◆ **Written problem**: Copy out the data below from the line containing "Output the Python" to the line containing "leads = [7, 6, 5, 4, 3, 2, 1]", both lines included, with all images left out.

(Entries with chart source code)
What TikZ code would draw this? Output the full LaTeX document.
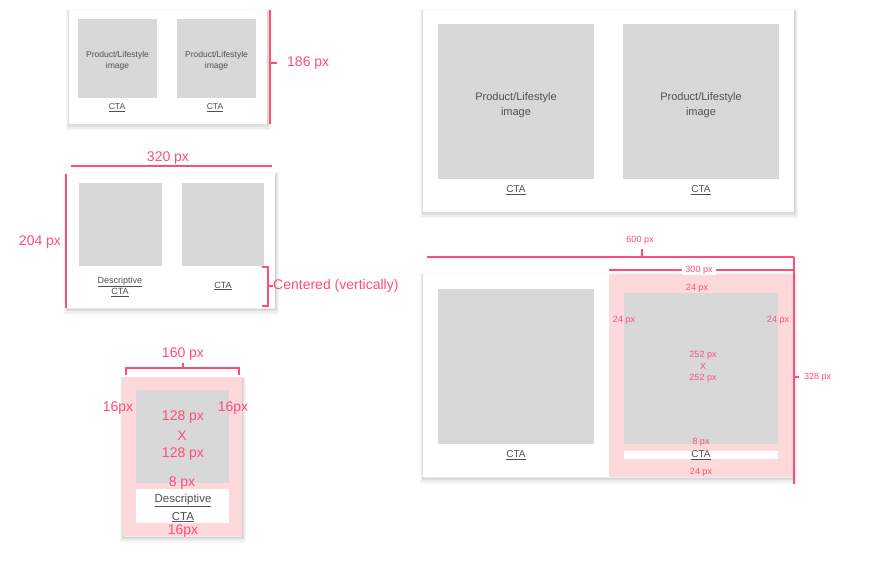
\documentclass[tikz,border=0pt]{standalone}
\usepackage{fontspec}
\setmainfont{Liberation Sans}
\definecolor{accent}{RGB}{255,77,120}
\definecolor{pinkfill}{RGB}{253,217,219}
\definecolor{imggray}{RGB}{216,216,216}
\definecolor{txtgray}{RGB}{80,80,80}
\tikzset{
 box/.style={anchor=north west, inner sep=0pt, outer sep=0pt},
 softshadow/.style={
   preaction={draw=black, draw opacity=0.03, line width=7pt, transform canvas={xshift=0.5pt, yshift=-3pt}},
   preaction={draw=black, draw opacity=0.04, line width=4.5pt, transform canvas={xshift=0.5pt, yshift=-2.5pt}},
   preaction={draw=black, draw opacity=0.06, line width=2.5pt, transform canvas={xshift=0.5pt, yshift=-1.8pt}},
   preaction={draw=black, draw opacity=0.05, line width=1pt, transform canvas={xshift=0.3pt, yshift=-1pt}}},
 card/.style={box, softshadow, fill=white},
 pinkcard/.style={box, softshadow, fill=pinkfill},
 img/.style={box, fill=imggray},
 wbox/.style={box, fill=white},
 pinkbox/.style={box, fill=pinkfill},
 dim/.style={draw=accent, line width=1.1pt},
 lbl/.style={text=accent, inner sep=0pt, font=\fontsize{14}{16}\selectfont},
 slbl/.style={text=accent, inner sep=0pt, font=\fontsize{9}{10}\selectfont},
 cta/.style={text=txtgray, inner sep=0pt, align=center},
}
\begin{document}
\begin{tikzpicture}[x=1pt,y=-1pt]
\useasboundingbox[fill=white] (0,0) rectangle (876,572);

% ---------- card 1 (top left) ----------
\node[card, minimum width=198pt, minimum height=114pt] (c1) at (69,10) {};
\node[img, minimum width=79pt, minimum height=79pt] (c1i1) at (78,19) {};
\node[img, minimum width=79pt, minimum height=79pt] (c1i2) at (177,19) {};
\node[cta, font=\fontsize{8.5}{11}\selectfont] (c1t1) at ([yshift=-2pt]c1i1.center) {Product/Lifestyle\\image};
\node[cta, font=\fontsize{8.5}{11}\selectfont] (c1t2) at ([yshift=-2pt]c1i2.center) {Product/Lifestyle\\image};
\node[cta, font=\fontsize{8.5}{11}\selectfont] (c1a1) at (117,108) {\underline{CTA}};
\node[cta, font=\fontsize{8.5}{11}\selectfont] (c1a2) at (215,108) {\underline{CTA}};
\coordinate (d1a) at (270,10);
\coordinate (d1b) at (270,124);
\coordinate (d1m) at (270,63);
\coordinate (d1t) at (277,63);
\draw[dim] (d1a) -- (d1b);
\draw[dim] (d1m) -- (d1t);
\node[lbl, anchor=west] (l186) at (287,63) {186 px};

% ---------- card 2 (middle left) ----------
\node[card, minimum width=208pt, minimum height=135pt] (c2) at (67,173) {};
\node[img, minimum width=83pt, minimum height=83pt] (c2i1) at (79,183) {};
\node[img, minimum width=82pt, minimum height=83pt] (c2i2) at (182,183) {};
\node[cta, font=\fontsize{9}{11}\selectfont] (c2a1) at (120,286.5) {\underline{Descriptive}\\\underline{CTA}};
\node[cta, font=\fontsize{9}{11}\selectfont] (c2a2) at (223,286) {\underline{CTA}};
\coordinate (d2a) at (71,166);
\coordinate (d2b) at (272,166);
\draw[dim] (d2a) -- (d2b);
\node[lbl] (l320) at (168,158) {320 px};
\coordinate (d3a) at (66,174);
\coordinate (d3b) at (66,308);
\draw[dim] (d3a) -- (d3b);
\node[lbl] (l204) at (40,242) {204 px};
\coordinate (b1) at (262,267);
\coordinate (b2) at (268,267);
\coordinate (b3) at (268,306);
\coordinate (b4) at (262,306);
\coordinate (bm) at (268,286);
\coordinate (bt) at (273,286);
\draw[dim] (b1) -- (b2) -- (b3) -- (b4);
\draw[dim] (bm) -- (bt);
\node[lbl, anchor=west] (lcent) at (273,286) {Centered (vertically)};

% ---------- card 3 (bottom left) ----------
\node[pinkcard, minimum width=119pt, minimum height=159pt] (c3) at (123,377) {};
\node[img, minimum width=93pt, minimum height=93pt] (c3i) at (136,390) {};
\node[wbox, minimum width=93pt, minimum height=34pt] (c3w) at (136,489) {};
\node[cta, font=\fontsize{11.5}{18}\selectfont] (c3a) at (183,508) {\underline{Descriptive}\\\underline{CTA}};
\coordinate (e1) at (126,375);
\coordinate (e2) at (126,368);
\coordinate (e3) at (239,368);
\coordinate (e4) at (239,375);
\coordinate (em) at (183,368);
\coordinate (et) at (183,363);
\draw[dim] (e1) -- (e2) -- (e3) -- (e4);
\draw[dim] (em) -- (et);
\node[lbl] (l160) at (183,354) {160 px};
\node[lbl] (l16l) at (118,408) {16px};
\node[lbl] (l16r) at (233,408) {16px};
\node[lbl] (l128a) at (183,417) {128 px};
\node[lbl] (lx1) at (182,436) {X};
\node[lbl] (l128b) at (183,454) {128 px};
\node[lbl] (l8a) at (182,483) {8 px};
\node[lbl] (l16b) at (183,531) {16px};

% ---------- card 4 (top right) ----------
\node[card, minimum width=371pt, minimum height=202pt] (c4) at (423,10) {};
\node[img, minimum width=156pt, minimum height=155pt] (c4i1) at (438,24) {};
\node[img, minimum width=156pt, minimum height=155pt] (c4i2) at (623,24) {};
\node[cta, font=\fontsize{11}{15}\selectfont] (c4t1) at ([yshift=-4pt]c4i1.center) {Product/Lifestyle\\image};
\node[cta, font=\fontsize{11}{15}\selectfont] (c4t2) at ([yshift=-4pt]c4i2.center) {Product/Lifestyle\\image};
\node[cta, font=\fontsize{10}{12}\selectfont] (c4a1) at (516,190) {\underline{CTA}};
\node[cta, font=\fontsize{10}{12}\selectfont] (c4a2) at (701,190) {\underline{CTA}};

% ---------- card 5 (bottom right) ----------
\node[card, minimum width=370pt, minimum height=203pt] (c5) at (423,274) {};
\node[pinkbox, minimum width=184pt, minimum height=203pt] (c5p) at (609,274) {};
\node[img, minimum width=156pt, minimum height=155pt] (c5i1) at (438,289) {};
\node[img, minimum width=154pt, minimum height=151pt] (c5i2) at (624,293) {};
\node[wbox, minimum width=154pt, minimum height=8pt] (c5w) at (624,451) {};
\node[cta, font=\fontsize{10}{12}\selectfont] (c5a1) at (516,455) {\underline{CTA}};
\node[cta, font=\fontsize{10}{12}\selectfont] (c5a2) at (701,455) {\underline{CTA}};
\node[slbl] (l24t) at (697,288) {24 px};
\node[slbl] (l24l) at (624,320) {24 px};
\node[slbl] (l24r) at (778,320) {24 px};
\node[slbl] (l252a) at (703,355) {252 px};
\node[slbl] (lx2) at (703,366) {X};
\node[slbl] (l252b) at (703,378) {252 px};
\node[slbl] (l8b) at (701,442) {8 px};
\node[slbl] (l24b) at (701,472) {24 px};
\coordinate (f1) at (427,257);
\coordinate (f2) at (794,257);
\coordinate (fm) at (642,257);
\coordinate (ft) at (642,249);
\draw[dim] (f1) -- (f2);
\draw[dim] (fm) -- (ft);
\node[slbl] (l600) at (640,240) {600 px};
\coordinate (g1) at (609,270);
\coordinate (g2) at (794,270);
\draw[dim] (g1) -- (g2);
\node[slbl, fill=white, inner xsep=3pt, inner ysep=1pt] (l300) at (699,270) {300 px};
\coordinate (h1) at (794,257);
\coordinate (h2) at (794,484);
\coordinate (hm) at (794,377);
\coordinate (ht) at (799,377);
\draw[dim] (h1) -- (h2);
\draw[dim] (hm) -- (ht);
\node[slbl, anchor=west] (l328) at (804,377) {328 px};
\end{tikzpicture}
\end{document}
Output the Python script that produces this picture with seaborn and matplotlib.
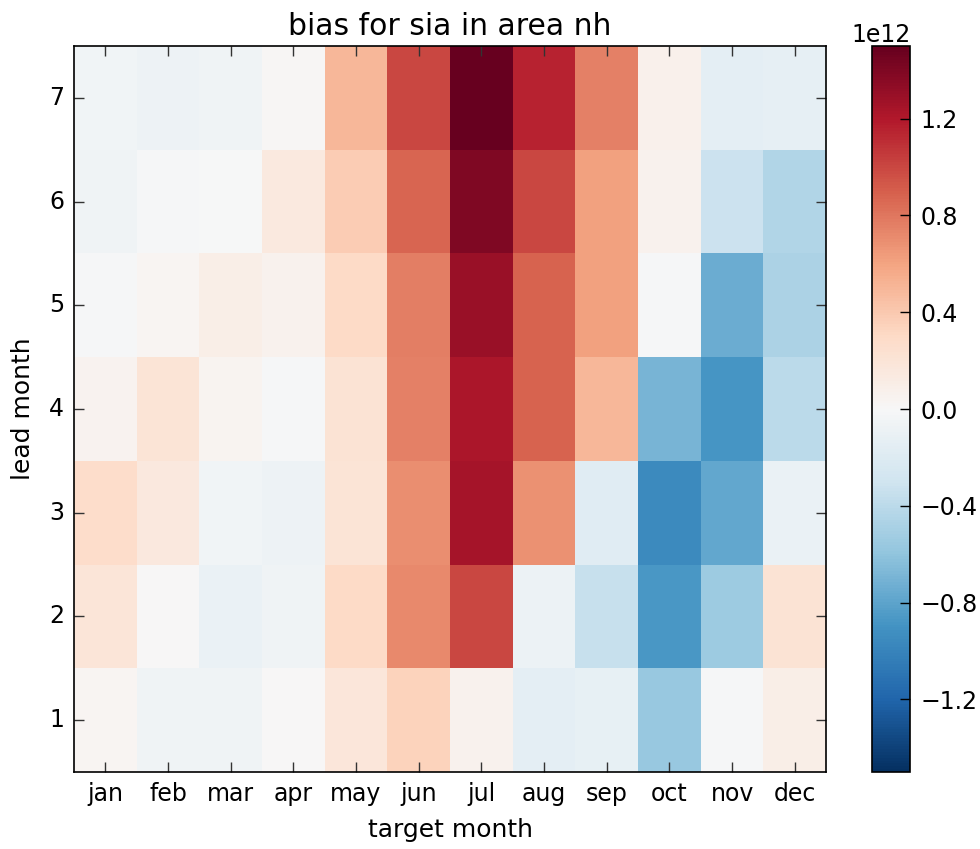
import numpy as np
import pandas as pd
import matplotlib
matplotlib.use('Agg')
import matplotlib.pyplot as plt
import seaborn as sns

# target months and lead months
months = ['jan', 'feb', 'mar', 'apr', 'may', 'jun', 'jul', 'aug', 'sep', 'oct', 'nov', 'dec']
leads = [7, 6, 5, 4, 3, 2, 1]

# bias values (units of 1e12), one list per lead month
lead7 = [-0.05, -0.08, -0.06, 0.02, 0.50, 1.00, 1.50, 1.15, 0.75, 0.08, -0.15, -0.13]
lead6 = [-0.06, -0.02, -0.01, 0.15, 0.38, 0.87, 1.40, 1.00, 0.62, 0.07, -0.32, -0.45]
lead5 = [-0.02, 0.03, 0.10, 0.06, 0.30, 0.77, 1.30, 0.88, 0.62, -0.02, -0.75, -0.48]
lead4 = [0.05, 0.20, 0.04, -0.02, 0.22, 0.75, 1.22, 0.88, 0.50, -0.70, -0.88, -0.40]
lead3 = [0.28, 0.16, -0.05, -0.08, 0.20, 0.70, 1.25, 0.68, -0.18, -0.95, -0.78, -0.10]
lead2 = [0.19, 0.00, -0.10, -0.06, 0.30, 0.72, 1.00, -0.09, -0.35, -0.87, -0.55, 0.22]
lead1 = [0.03, -0.06, -0.06, 0.01, 0.18, 0.35, 0.06, -0.15, -0.12, -0.57, -0.02, 0.10]

df = pd.DataFrame([lead7, lead6, lead5, lead4, lead3, lead2, lead1],
                  index=leads, columns=months) * 1e12

fig = plt.figure(figsize=(9.8, 8.49), dpi=100, facecolor='white')
ax = fig.add_axes([0.0755, 0.0907, 0.7675, 0.855])
cax = fig.add_axes([0.89, 0.0907, 0.039, 0.855])

sns.heatmap(df, cmap='RdBu_r', vmin=-1.5e12, vmax=1.5e12, ax=ax, cbar_ax=cax,
            linewidths=0)

# classic look: full frame, inward ticks on all sides
for sp in ax.spines.values():
    sp.set_visible(True)
    sp.set_color('black')
    sp.set_linewidth(1.2)
ax.tick_params(direction='in', length=7, width=1.0, top=True, right=True,
               labelsize=17, color='#333333', pad=7)
ax.set_yticklabels(leads, rotation=0)
ax.set_xticklabels(months, rotation=0)
ax.set_xlabel('target month', fontsize=18, labelpad=9)
ax.set_ylabel('lead month', fontsize=18, labelpad=10)
ax.set_title('bias for sia in area nh', fontsize=21.5, pad=8)

cbar = ax.collections[0].colorbar
cbar.set_ticks(np.arange(-1.2e12, 1.3e12, 0.4e12))
cbar.ax.tick_params(direction='in', length=7, width=1.0, labelsize=17, pad=7)
cbar.ax.yaxis.get_offset_text().set_fontsize(17)
cbar.outline.set_visible(True)
cbar.outline.set_edgecolor('black')
cbar.outline.set_linewidth(1.2)

fig.savefig('out.png', dpi=100, facecolor='white')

◆ **Result below**:
Output the Python script that produces this picture with seaborn and matplotlib.
import numpy as np
import pandas as pd
import matplotlib
matplotlib.use('Agg')
import matplotlib.pyplot as plt
import seaborn as sns

# target months and lead months
months = ['jan', 'feb', 'mar', 'apr', 'may', 'jun', 'jul', 'aug', 'sep', 'oct', 'nov', 'dec']
leads = [7, 6, 5, 4, 3, 2, 1]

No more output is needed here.